| DO THIS |
Transcribe every line from the top down to the line with "from bokeh.core.properties import value", both ends included, but not the pictures.

| DATA SHOWN |
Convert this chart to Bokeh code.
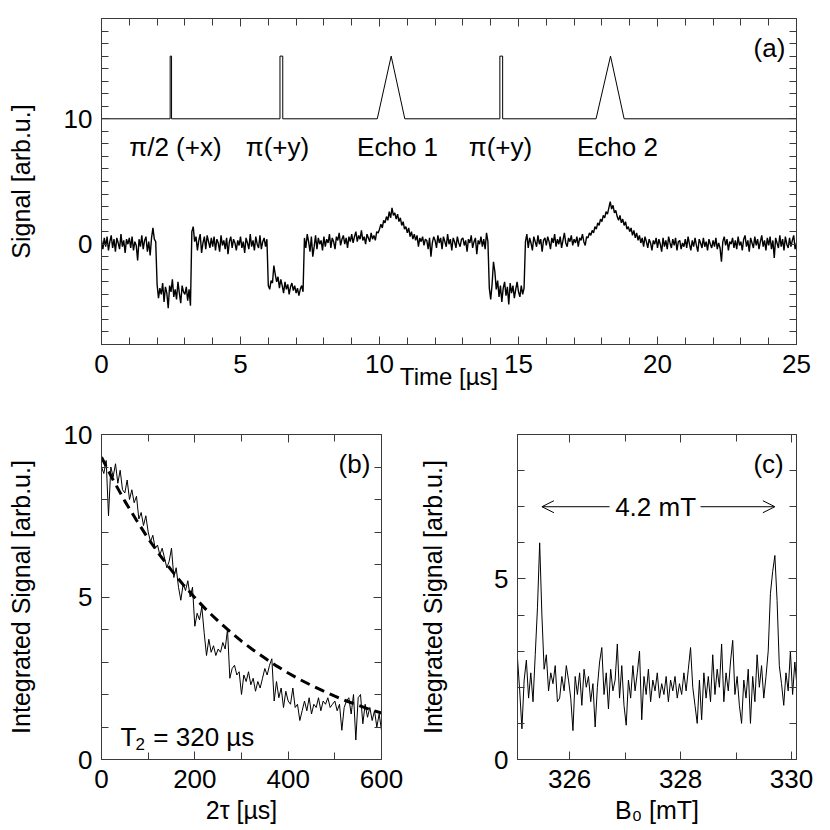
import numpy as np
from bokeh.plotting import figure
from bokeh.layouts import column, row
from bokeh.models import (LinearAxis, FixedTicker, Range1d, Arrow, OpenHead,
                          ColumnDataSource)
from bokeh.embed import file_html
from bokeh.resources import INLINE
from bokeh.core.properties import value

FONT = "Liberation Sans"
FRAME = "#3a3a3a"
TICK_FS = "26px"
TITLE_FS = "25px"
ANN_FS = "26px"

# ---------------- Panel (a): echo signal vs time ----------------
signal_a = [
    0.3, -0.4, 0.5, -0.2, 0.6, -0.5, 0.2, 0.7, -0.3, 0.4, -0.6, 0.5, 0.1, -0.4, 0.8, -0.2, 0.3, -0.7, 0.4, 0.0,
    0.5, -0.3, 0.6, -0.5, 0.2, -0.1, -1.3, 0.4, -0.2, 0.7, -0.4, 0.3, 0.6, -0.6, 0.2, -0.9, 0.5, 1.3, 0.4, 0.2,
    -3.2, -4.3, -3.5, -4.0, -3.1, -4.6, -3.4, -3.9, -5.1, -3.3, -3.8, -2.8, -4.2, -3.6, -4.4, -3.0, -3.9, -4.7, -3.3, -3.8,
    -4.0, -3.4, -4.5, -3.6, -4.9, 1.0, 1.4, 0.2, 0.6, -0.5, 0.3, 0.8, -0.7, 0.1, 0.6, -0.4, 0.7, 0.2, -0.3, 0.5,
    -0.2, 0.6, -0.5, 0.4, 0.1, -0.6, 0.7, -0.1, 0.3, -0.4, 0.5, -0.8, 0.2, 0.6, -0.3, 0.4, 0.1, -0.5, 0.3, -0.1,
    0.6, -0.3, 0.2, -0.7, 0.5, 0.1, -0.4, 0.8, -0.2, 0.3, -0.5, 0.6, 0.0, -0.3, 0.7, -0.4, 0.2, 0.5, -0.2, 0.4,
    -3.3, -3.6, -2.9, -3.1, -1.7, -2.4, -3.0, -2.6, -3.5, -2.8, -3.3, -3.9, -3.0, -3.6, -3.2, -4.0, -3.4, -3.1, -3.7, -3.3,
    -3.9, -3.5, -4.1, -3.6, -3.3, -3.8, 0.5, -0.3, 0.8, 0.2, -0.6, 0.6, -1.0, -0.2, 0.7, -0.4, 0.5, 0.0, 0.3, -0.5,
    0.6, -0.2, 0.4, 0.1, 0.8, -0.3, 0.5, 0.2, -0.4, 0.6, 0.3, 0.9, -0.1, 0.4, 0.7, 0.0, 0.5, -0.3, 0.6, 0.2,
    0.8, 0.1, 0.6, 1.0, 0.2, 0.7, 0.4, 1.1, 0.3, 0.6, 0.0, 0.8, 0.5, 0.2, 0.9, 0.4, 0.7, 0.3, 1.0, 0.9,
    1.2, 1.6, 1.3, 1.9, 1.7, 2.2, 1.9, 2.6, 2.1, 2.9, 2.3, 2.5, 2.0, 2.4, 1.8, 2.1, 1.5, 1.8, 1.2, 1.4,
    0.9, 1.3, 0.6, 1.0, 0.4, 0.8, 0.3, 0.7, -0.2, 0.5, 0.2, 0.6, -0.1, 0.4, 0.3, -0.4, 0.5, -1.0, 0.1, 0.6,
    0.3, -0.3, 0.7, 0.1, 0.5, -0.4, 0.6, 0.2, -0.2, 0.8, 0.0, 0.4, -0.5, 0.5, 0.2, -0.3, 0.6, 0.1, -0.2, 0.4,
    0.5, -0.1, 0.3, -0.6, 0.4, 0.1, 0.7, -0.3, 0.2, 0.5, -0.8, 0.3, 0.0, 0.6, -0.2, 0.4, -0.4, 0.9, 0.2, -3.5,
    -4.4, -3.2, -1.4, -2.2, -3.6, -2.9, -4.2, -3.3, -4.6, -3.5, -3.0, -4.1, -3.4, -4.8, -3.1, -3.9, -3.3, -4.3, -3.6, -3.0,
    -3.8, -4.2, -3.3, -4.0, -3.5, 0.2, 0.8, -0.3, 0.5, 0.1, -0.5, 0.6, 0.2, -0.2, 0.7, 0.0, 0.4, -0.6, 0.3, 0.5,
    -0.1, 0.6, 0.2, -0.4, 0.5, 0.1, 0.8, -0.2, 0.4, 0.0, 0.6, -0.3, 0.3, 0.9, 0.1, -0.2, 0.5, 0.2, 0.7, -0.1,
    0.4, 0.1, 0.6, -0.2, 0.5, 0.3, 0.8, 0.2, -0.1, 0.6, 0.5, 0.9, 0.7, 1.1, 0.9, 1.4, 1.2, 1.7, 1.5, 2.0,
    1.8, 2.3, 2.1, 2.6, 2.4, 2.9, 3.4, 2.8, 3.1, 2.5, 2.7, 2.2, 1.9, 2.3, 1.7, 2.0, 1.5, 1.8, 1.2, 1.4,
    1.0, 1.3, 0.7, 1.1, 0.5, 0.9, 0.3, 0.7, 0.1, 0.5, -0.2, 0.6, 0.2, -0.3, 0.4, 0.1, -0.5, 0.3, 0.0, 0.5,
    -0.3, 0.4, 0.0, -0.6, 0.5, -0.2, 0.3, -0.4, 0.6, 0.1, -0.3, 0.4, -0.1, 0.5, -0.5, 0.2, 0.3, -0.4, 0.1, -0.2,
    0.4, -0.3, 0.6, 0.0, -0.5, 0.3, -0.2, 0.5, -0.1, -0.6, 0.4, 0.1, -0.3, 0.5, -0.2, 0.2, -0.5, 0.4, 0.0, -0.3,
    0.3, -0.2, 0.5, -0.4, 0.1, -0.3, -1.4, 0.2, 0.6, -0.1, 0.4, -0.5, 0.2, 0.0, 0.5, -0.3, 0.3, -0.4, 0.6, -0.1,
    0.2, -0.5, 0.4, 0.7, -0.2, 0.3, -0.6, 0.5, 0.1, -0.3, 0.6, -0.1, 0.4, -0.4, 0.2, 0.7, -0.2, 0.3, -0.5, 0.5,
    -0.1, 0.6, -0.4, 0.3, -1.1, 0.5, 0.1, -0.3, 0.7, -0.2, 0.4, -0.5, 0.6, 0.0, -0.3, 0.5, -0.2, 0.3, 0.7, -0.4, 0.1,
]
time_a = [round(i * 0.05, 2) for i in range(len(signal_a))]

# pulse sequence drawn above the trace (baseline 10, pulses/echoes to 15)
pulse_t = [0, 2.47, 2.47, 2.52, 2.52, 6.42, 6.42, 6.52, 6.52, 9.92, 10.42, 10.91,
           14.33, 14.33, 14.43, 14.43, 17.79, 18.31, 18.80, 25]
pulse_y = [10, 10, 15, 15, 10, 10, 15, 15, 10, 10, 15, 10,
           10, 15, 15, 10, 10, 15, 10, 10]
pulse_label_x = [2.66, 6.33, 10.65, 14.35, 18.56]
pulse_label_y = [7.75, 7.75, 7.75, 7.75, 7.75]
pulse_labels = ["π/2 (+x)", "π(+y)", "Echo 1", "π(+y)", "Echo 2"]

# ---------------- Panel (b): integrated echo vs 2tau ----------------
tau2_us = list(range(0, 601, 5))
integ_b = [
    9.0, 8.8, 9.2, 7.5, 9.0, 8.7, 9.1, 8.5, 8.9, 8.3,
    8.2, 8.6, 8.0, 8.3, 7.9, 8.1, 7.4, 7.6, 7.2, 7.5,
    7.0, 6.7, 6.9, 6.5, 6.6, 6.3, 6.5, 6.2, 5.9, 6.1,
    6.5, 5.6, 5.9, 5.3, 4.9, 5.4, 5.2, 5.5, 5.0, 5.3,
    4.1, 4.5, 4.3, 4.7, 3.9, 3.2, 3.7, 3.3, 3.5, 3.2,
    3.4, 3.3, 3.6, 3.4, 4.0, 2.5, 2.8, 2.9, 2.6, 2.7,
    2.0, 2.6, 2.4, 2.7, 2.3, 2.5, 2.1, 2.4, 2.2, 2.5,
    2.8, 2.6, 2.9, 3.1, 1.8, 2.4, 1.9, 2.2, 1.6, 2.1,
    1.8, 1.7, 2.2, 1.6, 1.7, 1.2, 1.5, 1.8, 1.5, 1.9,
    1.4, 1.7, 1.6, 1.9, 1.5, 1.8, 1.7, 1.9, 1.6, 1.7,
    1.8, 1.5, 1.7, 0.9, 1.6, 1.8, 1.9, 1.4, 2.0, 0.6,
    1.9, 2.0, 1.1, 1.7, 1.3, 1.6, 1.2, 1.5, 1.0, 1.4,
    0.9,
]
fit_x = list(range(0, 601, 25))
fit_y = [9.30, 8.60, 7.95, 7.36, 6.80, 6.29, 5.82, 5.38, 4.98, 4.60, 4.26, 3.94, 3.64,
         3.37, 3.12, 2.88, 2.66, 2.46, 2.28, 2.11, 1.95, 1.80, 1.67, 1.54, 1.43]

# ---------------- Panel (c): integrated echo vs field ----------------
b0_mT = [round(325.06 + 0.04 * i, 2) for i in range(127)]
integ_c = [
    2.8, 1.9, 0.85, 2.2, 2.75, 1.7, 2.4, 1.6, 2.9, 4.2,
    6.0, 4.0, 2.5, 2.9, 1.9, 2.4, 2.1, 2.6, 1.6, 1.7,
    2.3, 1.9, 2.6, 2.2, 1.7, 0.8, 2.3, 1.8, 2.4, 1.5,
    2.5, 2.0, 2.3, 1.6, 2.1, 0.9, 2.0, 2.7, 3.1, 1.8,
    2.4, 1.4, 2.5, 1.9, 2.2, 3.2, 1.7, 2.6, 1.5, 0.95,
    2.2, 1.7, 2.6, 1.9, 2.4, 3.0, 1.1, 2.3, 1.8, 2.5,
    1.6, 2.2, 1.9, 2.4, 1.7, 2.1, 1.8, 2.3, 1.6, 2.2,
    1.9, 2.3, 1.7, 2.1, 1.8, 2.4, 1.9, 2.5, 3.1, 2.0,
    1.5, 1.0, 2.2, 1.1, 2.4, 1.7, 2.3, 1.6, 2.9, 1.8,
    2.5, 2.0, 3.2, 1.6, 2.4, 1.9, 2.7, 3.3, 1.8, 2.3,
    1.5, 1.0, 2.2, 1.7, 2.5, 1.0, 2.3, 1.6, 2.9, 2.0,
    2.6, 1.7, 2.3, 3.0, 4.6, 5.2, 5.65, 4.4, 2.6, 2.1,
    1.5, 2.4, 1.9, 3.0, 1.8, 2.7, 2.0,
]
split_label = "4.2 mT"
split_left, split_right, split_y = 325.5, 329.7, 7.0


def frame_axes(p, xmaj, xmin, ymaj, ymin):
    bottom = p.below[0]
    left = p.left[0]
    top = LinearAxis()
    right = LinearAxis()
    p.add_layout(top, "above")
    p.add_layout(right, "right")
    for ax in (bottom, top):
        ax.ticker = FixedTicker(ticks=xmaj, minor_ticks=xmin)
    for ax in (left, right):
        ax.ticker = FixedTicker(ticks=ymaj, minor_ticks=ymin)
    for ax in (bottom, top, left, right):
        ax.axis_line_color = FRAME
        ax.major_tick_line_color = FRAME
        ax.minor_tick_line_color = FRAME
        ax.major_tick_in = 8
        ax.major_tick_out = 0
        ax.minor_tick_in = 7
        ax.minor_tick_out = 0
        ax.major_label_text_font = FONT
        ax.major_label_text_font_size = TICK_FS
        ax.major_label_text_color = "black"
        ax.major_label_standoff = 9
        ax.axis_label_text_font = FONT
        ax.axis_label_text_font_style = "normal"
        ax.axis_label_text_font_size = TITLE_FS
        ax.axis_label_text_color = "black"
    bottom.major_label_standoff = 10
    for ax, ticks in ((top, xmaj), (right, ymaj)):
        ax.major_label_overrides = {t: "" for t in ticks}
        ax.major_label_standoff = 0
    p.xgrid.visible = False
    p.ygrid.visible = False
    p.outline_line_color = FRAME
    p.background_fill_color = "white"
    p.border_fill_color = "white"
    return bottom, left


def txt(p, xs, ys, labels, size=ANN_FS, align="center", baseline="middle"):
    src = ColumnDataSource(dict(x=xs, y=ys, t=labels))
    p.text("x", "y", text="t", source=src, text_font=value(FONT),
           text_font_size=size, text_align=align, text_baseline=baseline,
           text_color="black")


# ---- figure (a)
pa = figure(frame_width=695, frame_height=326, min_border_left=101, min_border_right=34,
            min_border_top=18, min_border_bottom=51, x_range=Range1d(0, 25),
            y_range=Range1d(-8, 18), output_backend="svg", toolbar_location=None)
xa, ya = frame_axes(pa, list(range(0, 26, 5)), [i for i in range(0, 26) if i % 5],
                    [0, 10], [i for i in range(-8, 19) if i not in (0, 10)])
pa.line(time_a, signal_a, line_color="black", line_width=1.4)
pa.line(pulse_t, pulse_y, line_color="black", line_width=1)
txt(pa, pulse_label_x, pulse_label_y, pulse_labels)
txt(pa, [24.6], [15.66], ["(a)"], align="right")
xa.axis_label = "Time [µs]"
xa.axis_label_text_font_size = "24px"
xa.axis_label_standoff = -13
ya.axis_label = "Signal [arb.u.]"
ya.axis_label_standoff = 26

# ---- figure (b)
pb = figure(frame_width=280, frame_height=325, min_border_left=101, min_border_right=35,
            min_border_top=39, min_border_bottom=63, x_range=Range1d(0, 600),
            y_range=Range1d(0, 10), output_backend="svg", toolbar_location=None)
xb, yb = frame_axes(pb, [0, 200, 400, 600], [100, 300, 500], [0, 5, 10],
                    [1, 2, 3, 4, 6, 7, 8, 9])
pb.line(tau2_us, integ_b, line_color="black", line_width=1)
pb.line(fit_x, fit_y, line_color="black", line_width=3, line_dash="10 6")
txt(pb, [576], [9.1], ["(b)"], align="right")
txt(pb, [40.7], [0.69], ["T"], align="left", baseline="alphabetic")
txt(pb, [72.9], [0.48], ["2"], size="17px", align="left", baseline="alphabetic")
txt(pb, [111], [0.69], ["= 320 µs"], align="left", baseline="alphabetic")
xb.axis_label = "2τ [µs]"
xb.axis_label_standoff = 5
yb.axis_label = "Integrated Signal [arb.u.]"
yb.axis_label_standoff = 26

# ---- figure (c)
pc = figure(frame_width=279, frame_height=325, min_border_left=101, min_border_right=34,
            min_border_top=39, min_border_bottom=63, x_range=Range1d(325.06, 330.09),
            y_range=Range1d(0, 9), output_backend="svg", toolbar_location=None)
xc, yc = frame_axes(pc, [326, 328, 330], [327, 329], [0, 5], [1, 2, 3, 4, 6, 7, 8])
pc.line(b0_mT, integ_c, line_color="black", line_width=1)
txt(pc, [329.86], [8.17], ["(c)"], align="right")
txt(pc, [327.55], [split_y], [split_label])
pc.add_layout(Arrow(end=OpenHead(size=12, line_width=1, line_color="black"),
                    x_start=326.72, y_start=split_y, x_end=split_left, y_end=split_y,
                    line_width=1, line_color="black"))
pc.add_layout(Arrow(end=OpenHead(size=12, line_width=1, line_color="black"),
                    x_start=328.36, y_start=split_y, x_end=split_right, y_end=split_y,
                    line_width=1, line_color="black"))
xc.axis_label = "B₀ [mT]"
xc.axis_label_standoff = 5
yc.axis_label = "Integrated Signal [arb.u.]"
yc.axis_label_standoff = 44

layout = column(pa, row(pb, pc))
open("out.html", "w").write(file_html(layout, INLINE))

| SOLUTION |
Convert this chart to Bokeh code.
import numpy as np
from bokeh.plotting import figure
from bokeh.layouts import column, row
from bokeh.models import (LinearAxis, FixedTicker, Range1d, Arrow, OpenHead,
                          ColumnDataSource)
from bokeh.embed import file_html
from bokeh.resources import INLINE
from bokeh.core.properties import value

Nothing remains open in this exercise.